Left: Salvador Dalí (1904-1989), Madone corpusculaire, 1952. Oil on canvas. 8 x 5⅜ in. (20.3 x 13.6 cm). Estimate: $150,000-250,000. Offered in Impressionist and Modern Day Sale on 18 May 2024 at Christie’s in New York. Right: Salvador Dalí (1904-1989), Dessin pour Spellbound, 1945. Brush and pen and India and black inks over pencil on paper. 6⅛ x 7⅞ in (15.5 x 20.1 cm). Estimate: $50,000-70,000. Offered in Impressionist and Modern Works on Paper Sale on 18 May 2024 at Christie’s in New York

The 2022 exhibition Surrealism Beyond Borders at the Metropolitan Museum of Art spotlighted a 30-foot example conceived by Ted Joans, a Black American Surrealist. It includes contributions from 132 artists, including Dorothea Tanning, Allen Ginsberg and Mário Cesariny, between 1976–2005.

Surrealists explored a multitude of styles...

Merging the fantastical with the mundane, Giorgio de Chirico’s ‘metaphysical art’ was highly influential on Breton and the Surrealists for its dreamlike, eerie sensibility.
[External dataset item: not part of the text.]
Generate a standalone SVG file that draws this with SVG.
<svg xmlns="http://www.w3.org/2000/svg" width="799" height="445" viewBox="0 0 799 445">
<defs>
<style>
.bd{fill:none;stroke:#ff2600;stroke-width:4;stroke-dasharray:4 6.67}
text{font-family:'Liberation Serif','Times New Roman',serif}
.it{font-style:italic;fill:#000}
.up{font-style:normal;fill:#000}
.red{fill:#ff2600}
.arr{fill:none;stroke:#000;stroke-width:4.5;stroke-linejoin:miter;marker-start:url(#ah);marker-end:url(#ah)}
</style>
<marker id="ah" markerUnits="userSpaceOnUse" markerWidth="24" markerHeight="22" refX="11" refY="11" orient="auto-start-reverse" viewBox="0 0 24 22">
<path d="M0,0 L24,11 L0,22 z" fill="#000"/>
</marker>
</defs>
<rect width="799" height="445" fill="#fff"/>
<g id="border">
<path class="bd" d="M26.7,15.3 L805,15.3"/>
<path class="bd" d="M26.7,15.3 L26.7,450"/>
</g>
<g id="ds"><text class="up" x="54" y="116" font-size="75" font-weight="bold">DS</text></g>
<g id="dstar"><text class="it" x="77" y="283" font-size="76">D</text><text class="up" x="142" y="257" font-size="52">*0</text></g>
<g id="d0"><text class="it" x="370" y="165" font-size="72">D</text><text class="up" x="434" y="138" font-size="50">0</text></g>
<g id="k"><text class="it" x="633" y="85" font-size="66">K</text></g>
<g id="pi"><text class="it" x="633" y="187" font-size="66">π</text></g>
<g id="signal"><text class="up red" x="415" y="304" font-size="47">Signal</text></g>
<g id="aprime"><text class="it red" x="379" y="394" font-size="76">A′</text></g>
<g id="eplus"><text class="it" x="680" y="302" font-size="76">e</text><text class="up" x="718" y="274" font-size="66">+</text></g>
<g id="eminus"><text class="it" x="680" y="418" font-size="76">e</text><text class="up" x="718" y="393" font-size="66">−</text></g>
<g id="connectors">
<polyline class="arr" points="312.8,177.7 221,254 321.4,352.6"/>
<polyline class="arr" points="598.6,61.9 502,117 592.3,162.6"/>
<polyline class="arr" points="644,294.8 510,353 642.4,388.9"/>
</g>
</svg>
Unlike other avant-garde art movements, which focused on a singular style, Surrealism harnessed both abstraction and figuration across an array of media. Figuration within the movement is often characterised by uncanny subject matter depicted with hyper-realistic, Renaissance-like precision, particularly seen in the paintings of the Belgian Surrealists René Magritte and Paul Delvaux. Delvaux’s enigmatic figures evoke a haunting tension, their mysterious stillness captured in often classical settings.

Artists such as Joan Miró and Yves Tanguy were masters of Surrealist abstraction. Miró often relied on a balance of colour and organic linework to render his almost mystical compositions, while Tanguy's natural, even amorphous forms stand starkly against his simply coloured, tonal backgrounds. Other abstract Surrealists took inspiration from the theories of Carl Jung, exploring the subconscious, and how it could be expressed in art.

Automatism was a technique that grew out of unconscious gesture, mechanical processes and experiments in materiality. In works like André Masson’s sand paintings and Max Ernst’s collages and frottages, Surrealists sought to divorce their art making from conscious intention, employing unorthodox materials in actions that prioritised feeling over meaning, gesture over form.